Caffeine, place and space

Someone asked me to keep a list of what I'd been thinking about. That was when I realised that any attempt to put into words what I had been thinking about actually stopped the creative act of thinking.

Thinking is a funny old thing.

For me, creative thinking looks like sitting, daydreaming over a latte or hot chocolate with a drawing pad and pen, just doodling or mapping things out. It involves trying to unfocus my conscious mind, relax, go blank and just see what bubbles up. It's immensely productive. But it doesn't look it at the time!

That kind of thinking goes deep, can be slow, and tends to generate energy rather than consume it.

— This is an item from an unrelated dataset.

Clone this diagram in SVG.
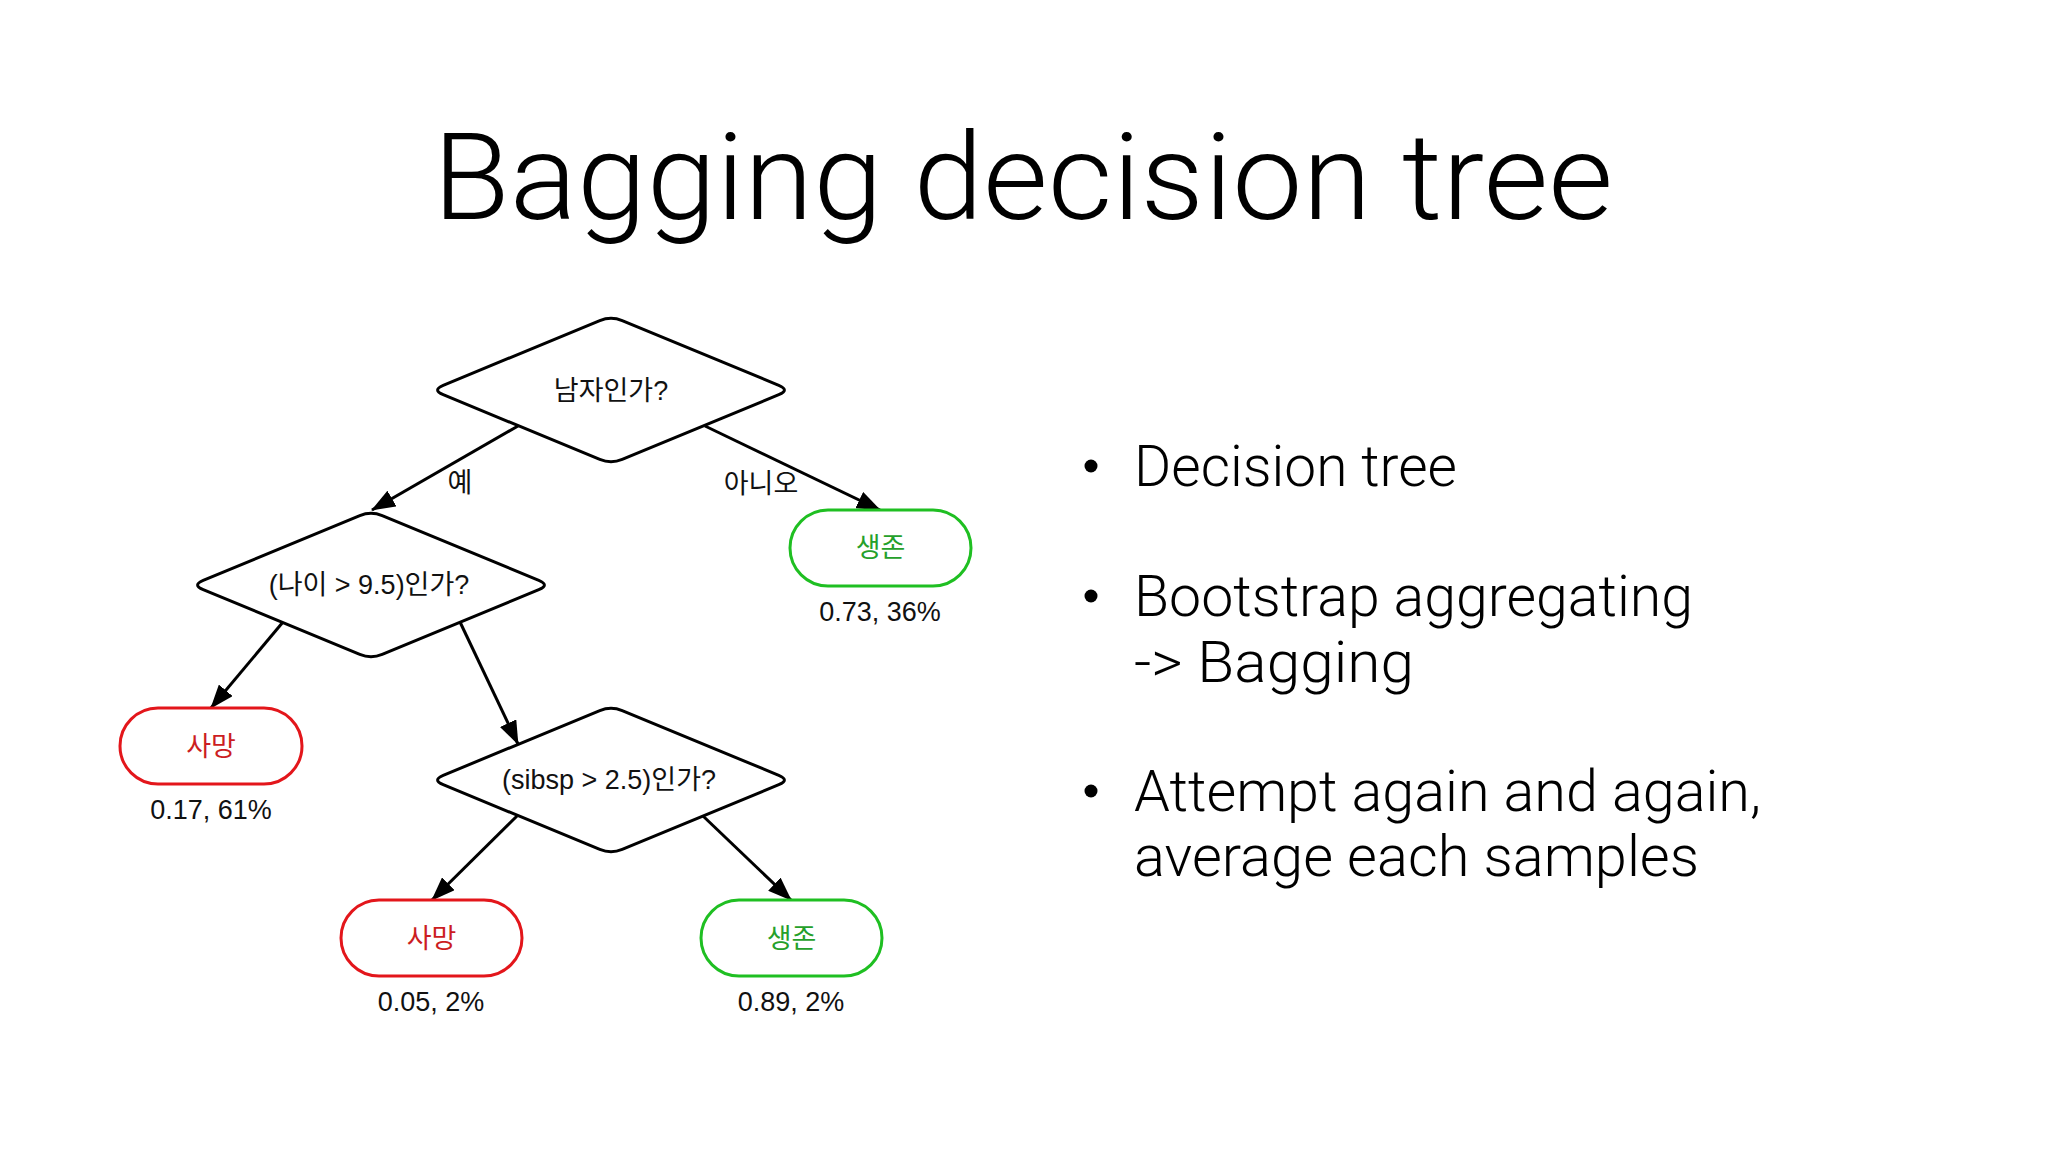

Turning the creative thinking into the kind of thinking that generates action needs a different kind of space. It needs lines, logic, order, and at least a double Expresso. It is a completely different kind of of thinking, very focused, very intense. It usually means using the Notes on my phone because somehow typing with my thumbs doesn't take as much brain space as using all my fingers on a keyboard. And turning thinking into action involves channeling all available brain power into a single stream of planning and problem solving. When I'm in the zone, I can cut through problems like the proverbial knife through butter because I just see the solutions. Distract me by talking to me, and you are likely to get the rough side of my tongue because once I've lost the connection to the rapid-thinking, it's gone.

I need a good rest after that kind of thinking to allow everything to settle down and because I'm usually exhausted after a couple of hours.

I need a third kind of space and place as well. I need places where I can plough through the mundane, barely-thinking, almost autopilot tasks that are needed to make things happen.

How did I learn to use difference places and spaces in quite such an organised, premeditated way? I listened during sociology lectures (eg work of Henri Lefebvre), thought about my own predisposition and thought I'd give it a try - separating out physical spaces for different types of intellectual work to see if it made me more efficient/effective. It does.

So, if anyone wonders why I spend a good hour or so at the Management Centre cafe most mornings before I go up to the postgrad room, just have a glance at what's on my table and in my cup, and you will have a pretty good idea what I'm up to and whether it's wise to come and say "hi" - or not!